GIVEN INSTRUCTION |
Without the pictures, print the lines running from the beginning of the material to the line containing "24, 31, 40]", both ends included.

DATA |
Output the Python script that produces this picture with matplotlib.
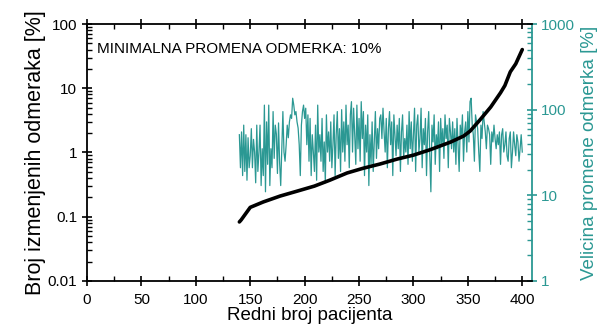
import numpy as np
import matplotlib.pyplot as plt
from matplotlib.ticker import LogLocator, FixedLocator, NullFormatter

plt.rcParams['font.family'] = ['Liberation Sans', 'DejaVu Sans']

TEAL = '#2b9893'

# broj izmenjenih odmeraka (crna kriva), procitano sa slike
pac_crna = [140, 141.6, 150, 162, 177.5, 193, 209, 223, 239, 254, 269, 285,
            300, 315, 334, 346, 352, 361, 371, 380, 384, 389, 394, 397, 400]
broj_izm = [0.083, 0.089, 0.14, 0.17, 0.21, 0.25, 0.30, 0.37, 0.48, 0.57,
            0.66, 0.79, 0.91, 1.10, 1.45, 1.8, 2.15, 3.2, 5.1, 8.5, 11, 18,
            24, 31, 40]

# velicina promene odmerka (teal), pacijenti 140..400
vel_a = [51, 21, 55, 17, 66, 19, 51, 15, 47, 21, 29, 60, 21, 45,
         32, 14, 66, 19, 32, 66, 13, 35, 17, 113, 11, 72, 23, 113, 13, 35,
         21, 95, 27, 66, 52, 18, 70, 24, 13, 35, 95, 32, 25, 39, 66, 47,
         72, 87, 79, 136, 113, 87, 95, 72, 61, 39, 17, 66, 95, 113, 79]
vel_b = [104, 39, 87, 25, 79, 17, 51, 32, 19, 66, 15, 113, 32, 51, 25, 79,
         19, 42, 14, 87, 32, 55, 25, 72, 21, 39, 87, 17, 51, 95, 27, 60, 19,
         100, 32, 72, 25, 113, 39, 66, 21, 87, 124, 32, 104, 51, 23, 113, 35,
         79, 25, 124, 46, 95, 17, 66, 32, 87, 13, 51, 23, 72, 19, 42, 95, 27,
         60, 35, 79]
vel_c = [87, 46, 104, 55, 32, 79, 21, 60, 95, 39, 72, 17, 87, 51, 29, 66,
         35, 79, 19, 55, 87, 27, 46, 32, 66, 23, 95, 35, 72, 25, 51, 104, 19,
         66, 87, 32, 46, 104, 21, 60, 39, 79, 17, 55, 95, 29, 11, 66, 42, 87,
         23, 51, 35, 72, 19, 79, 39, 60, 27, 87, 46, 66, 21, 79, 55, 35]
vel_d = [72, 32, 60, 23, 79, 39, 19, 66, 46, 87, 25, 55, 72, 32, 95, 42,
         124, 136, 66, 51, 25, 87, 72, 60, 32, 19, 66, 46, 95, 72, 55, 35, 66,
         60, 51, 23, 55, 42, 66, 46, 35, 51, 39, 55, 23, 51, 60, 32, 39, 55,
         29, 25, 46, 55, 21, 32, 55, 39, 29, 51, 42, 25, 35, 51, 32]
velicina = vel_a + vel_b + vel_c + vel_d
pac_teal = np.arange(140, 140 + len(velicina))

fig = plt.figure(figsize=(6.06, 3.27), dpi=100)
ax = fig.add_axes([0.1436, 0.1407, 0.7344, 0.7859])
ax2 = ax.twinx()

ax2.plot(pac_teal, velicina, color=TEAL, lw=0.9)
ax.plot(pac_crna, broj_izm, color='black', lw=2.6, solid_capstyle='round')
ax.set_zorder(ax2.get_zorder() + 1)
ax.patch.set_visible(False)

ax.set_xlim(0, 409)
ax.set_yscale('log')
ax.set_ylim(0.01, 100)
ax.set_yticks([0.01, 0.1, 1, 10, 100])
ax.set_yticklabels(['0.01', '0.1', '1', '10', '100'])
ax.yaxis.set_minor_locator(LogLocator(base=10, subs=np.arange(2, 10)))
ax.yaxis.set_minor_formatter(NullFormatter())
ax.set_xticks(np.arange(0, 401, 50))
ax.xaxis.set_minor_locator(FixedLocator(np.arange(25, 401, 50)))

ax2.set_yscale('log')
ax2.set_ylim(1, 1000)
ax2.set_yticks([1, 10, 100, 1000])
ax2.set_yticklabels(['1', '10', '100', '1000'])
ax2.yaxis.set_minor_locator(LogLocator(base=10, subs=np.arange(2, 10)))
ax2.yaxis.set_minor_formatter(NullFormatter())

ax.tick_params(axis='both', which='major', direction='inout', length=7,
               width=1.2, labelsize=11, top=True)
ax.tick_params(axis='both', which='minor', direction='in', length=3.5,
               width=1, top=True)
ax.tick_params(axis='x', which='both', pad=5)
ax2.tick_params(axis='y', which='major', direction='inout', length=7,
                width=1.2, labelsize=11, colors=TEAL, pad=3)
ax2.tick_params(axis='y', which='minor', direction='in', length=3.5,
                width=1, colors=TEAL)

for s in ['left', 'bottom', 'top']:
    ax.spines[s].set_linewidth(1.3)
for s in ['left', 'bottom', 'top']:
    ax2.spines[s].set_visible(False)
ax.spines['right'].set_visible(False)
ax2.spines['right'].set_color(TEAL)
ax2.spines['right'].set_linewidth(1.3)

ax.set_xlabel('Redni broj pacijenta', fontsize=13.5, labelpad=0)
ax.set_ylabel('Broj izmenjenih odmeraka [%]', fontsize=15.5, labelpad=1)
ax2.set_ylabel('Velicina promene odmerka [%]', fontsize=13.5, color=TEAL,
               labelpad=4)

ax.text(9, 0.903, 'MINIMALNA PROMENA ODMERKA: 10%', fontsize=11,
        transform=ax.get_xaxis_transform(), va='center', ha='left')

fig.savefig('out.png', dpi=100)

EXERCISE OUTPUT |
Output the Python script that produces this picture with matplotlib.
import numpy as np
import matplotlib.pyplot as plt
from matplotlib.ticker import LogLocator, FixedLocator, NullFormatter

plt.rcParams['font.family'] = ['Liberation Sans', 'DejaVu Sans']

TEAL = '#2b9893'

# broj izmenjenih odmeraka (crna kriva), procitano sa slike
pac_crna = [140, 141.6, 150, 162, 177.5, 193, 209, 223, 239, 254, 269, 285,
            300, 315, 334, 346, 352, 361, 371, 380, 384, 389, 394, 397, 400]
broj_izm = [0.083, 0.089, 0.14, 0.17, 0.21, 0.25, 0.30, 0.37, 0.48, 0.57,
            0.66, 0.79, 0.91, 1.10, 1.45, 1.8, 2.15, 3.2, 5.1, 8.5, 11, 18,
            24, 31, 40]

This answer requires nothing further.